▶ _Required task_
Starting with the first line below, extract each line through the one that contains "const geneId = 'Potri.001G148700';", inclusive, excluding pictures.

▶ _Supplied information_

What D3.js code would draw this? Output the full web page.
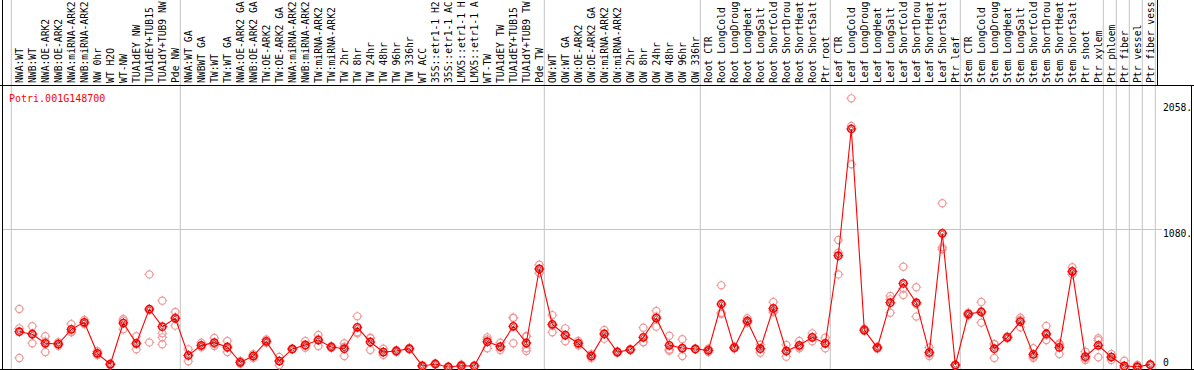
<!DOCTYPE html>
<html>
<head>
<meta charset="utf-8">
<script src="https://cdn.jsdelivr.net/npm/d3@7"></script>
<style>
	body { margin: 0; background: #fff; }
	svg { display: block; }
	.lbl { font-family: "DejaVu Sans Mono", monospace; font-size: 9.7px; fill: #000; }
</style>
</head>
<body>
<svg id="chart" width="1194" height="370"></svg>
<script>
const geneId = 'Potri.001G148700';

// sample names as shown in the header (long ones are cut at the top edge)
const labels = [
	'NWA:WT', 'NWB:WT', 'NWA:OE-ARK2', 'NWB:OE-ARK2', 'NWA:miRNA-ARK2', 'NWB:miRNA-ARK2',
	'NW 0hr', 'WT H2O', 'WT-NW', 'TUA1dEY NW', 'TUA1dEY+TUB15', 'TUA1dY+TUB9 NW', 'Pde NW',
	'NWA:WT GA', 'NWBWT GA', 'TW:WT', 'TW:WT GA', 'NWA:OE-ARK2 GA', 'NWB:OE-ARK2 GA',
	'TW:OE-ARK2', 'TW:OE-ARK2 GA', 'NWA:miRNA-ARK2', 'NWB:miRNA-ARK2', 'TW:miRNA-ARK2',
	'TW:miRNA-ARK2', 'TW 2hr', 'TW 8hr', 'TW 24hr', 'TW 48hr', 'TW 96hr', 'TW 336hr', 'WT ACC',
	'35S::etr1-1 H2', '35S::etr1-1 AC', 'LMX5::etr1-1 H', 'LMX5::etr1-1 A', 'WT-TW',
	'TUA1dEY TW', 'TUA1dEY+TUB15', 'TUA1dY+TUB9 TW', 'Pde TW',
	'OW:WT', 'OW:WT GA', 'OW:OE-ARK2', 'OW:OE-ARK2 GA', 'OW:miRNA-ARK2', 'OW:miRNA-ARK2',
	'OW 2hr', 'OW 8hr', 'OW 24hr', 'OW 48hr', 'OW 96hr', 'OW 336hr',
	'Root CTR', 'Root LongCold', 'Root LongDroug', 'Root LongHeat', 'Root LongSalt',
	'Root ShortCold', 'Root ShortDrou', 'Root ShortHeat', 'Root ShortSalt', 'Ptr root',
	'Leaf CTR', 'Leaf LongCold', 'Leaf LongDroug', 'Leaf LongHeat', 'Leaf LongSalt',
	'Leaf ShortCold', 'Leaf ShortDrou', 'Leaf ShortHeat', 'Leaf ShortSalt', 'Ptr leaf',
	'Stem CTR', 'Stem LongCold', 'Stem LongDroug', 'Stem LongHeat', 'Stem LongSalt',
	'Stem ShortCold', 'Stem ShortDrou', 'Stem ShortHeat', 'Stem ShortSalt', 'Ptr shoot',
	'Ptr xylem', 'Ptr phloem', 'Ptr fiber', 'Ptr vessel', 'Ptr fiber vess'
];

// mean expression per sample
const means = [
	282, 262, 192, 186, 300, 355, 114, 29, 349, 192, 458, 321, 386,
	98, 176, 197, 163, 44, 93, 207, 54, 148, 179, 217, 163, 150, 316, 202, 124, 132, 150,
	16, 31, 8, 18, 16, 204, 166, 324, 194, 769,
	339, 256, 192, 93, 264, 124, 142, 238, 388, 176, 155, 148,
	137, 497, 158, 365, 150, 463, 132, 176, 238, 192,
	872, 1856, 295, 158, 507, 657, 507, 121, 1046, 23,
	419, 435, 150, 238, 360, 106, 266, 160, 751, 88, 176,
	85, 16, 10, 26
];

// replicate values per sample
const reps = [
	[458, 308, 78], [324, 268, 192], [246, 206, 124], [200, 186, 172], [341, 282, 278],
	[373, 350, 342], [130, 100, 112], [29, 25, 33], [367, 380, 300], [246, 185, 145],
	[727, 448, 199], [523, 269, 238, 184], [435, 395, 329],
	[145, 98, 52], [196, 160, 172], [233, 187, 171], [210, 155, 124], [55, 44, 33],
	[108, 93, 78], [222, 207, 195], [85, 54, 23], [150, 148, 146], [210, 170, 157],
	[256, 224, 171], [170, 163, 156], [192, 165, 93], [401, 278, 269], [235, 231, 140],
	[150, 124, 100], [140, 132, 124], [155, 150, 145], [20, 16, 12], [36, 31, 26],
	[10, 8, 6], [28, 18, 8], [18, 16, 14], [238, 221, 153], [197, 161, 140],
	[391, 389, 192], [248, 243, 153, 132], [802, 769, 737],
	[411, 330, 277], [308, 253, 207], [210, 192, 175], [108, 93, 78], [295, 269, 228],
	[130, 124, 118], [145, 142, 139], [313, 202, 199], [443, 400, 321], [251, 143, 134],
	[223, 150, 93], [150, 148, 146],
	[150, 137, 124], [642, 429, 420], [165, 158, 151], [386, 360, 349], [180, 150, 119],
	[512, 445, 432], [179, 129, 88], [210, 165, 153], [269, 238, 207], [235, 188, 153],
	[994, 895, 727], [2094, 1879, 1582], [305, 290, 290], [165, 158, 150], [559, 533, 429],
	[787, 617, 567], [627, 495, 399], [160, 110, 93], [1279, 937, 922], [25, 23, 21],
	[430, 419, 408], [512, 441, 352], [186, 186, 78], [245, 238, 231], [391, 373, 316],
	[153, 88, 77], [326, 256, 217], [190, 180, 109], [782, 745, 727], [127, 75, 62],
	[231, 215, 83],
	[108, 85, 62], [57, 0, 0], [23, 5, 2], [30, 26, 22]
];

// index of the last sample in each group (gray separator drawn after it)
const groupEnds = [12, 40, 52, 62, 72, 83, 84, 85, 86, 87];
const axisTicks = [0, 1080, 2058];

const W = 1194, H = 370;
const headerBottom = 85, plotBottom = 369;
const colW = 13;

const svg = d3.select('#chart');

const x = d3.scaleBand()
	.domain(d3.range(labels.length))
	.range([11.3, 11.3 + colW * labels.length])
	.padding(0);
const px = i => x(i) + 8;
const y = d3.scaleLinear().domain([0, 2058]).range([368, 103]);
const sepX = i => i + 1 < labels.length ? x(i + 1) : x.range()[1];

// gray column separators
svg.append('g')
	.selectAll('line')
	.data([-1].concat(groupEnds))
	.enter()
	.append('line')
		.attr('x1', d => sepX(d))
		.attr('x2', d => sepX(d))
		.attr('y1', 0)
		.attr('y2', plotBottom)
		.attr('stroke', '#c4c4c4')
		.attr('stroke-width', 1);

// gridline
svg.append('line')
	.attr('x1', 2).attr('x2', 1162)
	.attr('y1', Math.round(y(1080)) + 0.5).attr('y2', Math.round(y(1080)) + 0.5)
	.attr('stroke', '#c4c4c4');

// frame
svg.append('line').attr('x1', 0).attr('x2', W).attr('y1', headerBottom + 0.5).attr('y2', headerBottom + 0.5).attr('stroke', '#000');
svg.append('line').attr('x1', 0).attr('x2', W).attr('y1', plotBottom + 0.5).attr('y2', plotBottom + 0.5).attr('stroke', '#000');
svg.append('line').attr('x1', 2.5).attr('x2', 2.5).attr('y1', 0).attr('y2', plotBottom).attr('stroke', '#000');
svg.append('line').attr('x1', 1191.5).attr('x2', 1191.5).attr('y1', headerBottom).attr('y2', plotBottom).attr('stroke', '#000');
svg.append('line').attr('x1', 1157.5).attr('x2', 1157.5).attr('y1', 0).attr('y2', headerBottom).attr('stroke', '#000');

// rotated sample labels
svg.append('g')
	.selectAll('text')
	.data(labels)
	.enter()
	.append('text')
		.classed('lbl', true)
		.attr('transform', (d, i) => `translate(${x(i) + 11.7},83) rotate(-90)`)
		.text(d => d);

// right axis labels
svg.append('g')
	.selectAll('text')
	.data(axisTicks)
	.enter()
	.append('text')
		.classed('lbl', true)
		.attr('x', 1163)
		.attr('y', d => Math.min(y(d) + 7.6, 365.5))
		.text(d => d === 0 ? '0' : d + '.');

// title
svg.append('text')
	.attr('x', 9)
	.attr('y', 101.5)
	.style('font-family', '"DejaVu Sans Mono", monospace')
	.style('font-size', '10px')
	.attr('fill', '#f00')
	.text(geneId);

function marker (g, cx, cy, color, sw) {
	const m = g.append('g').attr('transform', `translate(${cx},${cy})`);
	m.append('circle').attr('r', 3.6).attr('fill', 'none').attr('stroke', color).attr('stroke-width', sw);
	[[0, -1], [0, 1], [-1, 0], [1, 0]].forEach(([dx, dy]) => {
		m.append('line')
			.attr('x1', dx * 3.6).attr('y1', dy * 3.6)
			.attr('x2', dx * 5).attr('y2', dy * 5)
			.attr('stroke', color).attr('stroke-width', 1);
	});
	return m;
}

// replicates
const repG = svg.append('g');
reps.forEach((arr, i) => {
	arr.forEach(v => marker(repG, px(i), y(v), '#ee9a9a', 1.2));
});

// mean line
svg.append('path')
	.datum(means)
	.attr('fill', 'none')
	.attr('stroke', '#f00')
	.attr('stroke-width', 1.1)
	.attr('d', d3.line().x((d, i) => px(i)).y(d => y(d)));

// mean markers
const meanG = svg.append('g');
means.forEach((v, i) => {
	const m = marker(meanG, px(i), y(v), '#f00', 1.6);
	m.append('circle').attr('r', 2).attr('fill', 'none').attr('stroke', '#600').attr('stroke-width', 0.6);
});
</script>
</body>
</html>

▶ _Problem solution_
What D3.js code would draw this? Output the full web page.
<!DOCTYPE html>
<html>
<head>
<meta charset="utf-8">
<script src="https://cdn.jsdelivr.net/npm/d3@7"></script>
<style>
	body { margin: 0; background: #fff; }
	svg { display: block; }
	.lbl { font-family: "DejaVu Sans Mono", monospace; font-size: 9.7px; fill: #000; }
</style>
</head>
<body>
<svg id="chart" width="1194" height="370"></svg>
<script>
const geneId = 'Potri.001G148700';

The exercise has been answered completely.